The Oscar-nominated film star, who could be released from the California Substance Abuse Facility and State Prison in Corcoran as early as November after time off for good behavior, said in a series of interviews for the magazine's August issue that he has not used drugs since June of 1999 and is ready to rejoin society.
A writer for Vanity Fair who visited Downey in prison five times over the course of eight months described the 35-year-old star of 1992's Chaplin in the article as having taken on the "appearance and disposition" of a prisoner and angry during a final visit in May.
"I'm just sinking further into my depression sessions," Downey said. "Sometimes I'm just dead, living in a f——— warehouse. I'm ready to get out."

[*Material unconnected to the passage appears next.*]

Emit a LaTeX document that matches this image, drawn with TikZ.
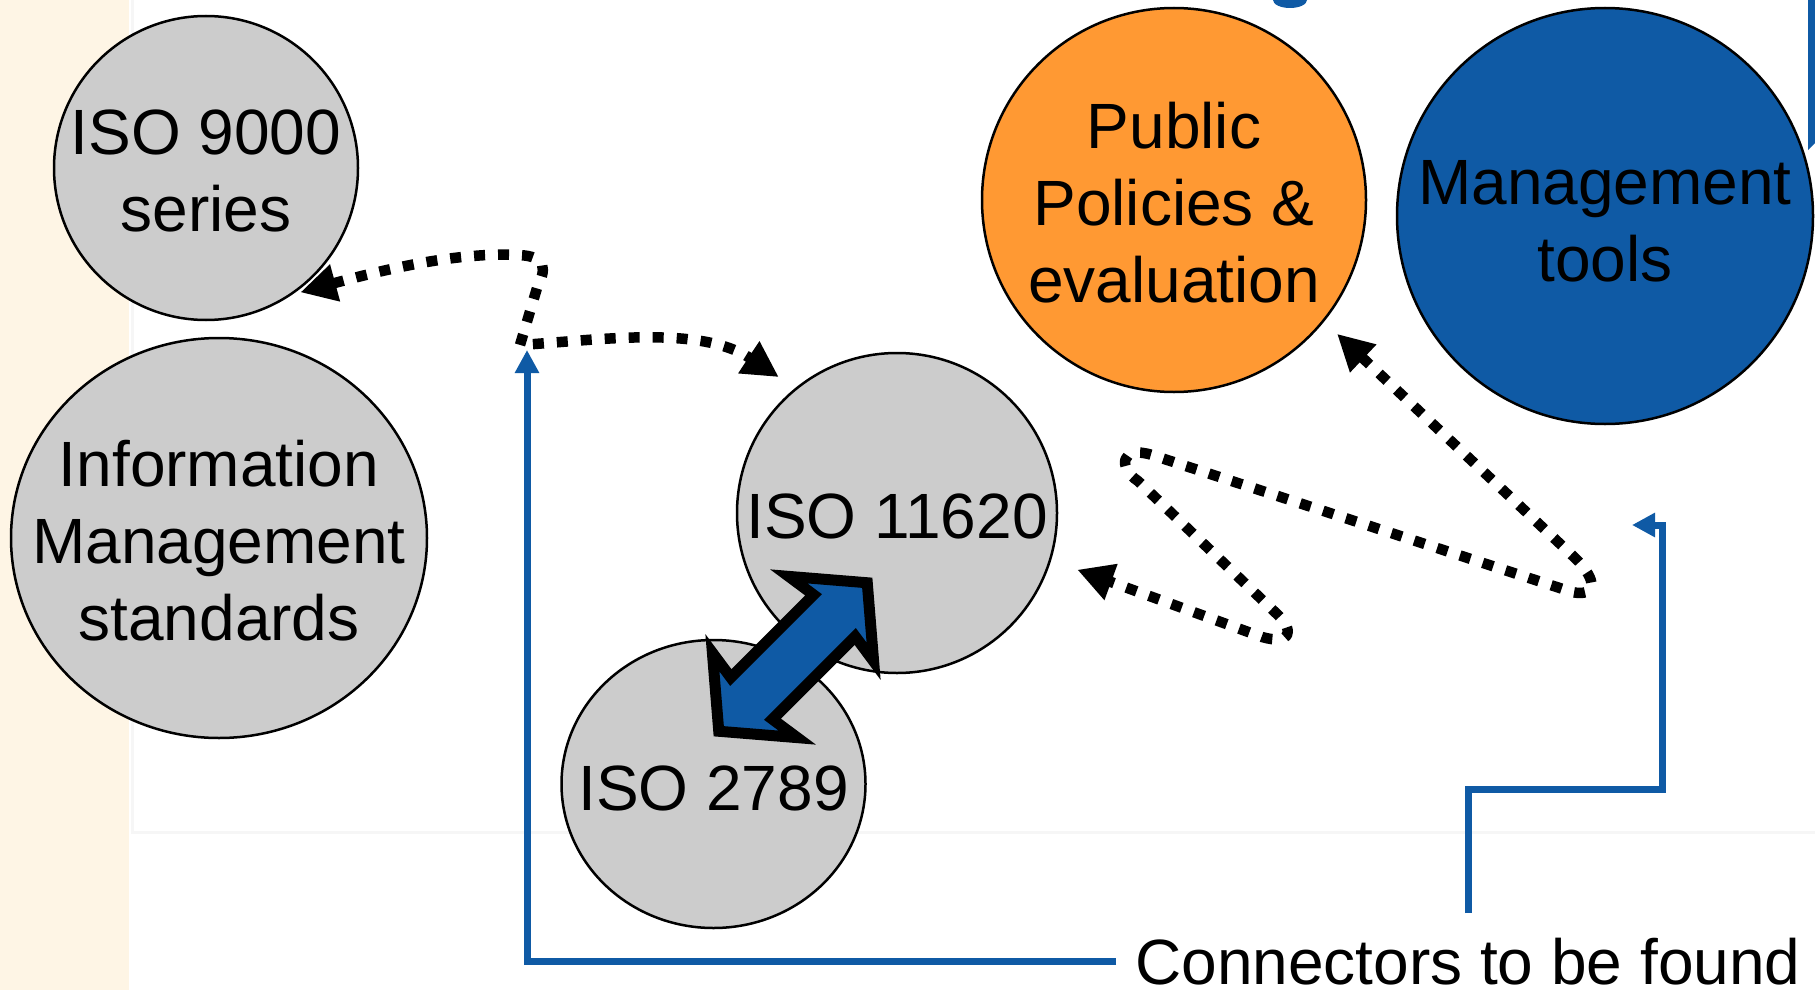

Downey was sentenced in August of 1999 to three years in prison by a Los Angeles Superior Court judge who found that the actor had violated his probation on a 1996 cocaine possession charge by repeatedly missing mandatory drug tests.
During the course of the five interviews, the magazine reports, Downey's attitude over his incarceration ranges from sanguine to bitter as he describes sharing a cell with four other inmates and working in the prison kitchen for eight cents an hour.
Downey began serving his time by keeping to himself, but eventually began to interact with his cellmates, sharing his food and keeping them entertained with Hollywood stories and even leading Christmas carols.
"All these years, my favorite thing to do in life was to be laughing until the tears welled up," Downey said. "Now I've found that humor is something as valuable as an Aqua-Lung is to divers."
The magazine reports that Downey evaded questions on whether he has been sexually assaulted in prison, changing the subject twice and finally responding: "I can never confirm or deny it."
During a later phone interview, the magazine said, Downey emphatically denied being sexually assaulted but said to the writer: "I would never tell you the worst things that have happened to me" in prison."
One of Downey's former cellmates told Vanity Fair that the actor, son of filmmaker Robert Downey Sr. and actress Elsie Downey, nearly came to blows with another inmate after a game of racquetball.
But Downey, who last appeared alongside Michael Douglas in this year's Wonder Boys, denies getting involved in any prison-yard scuffles.
The actor told Vanity Fair that he attends drug rehabilitation classes five days a week and is tested "all the time," which keeps him from backsliding into his former addiction.
"I haven't used drugs since June of 1999 — (taking) Thorazine at L.A. County jail was my swan song," he said. "End of story"—Reuters.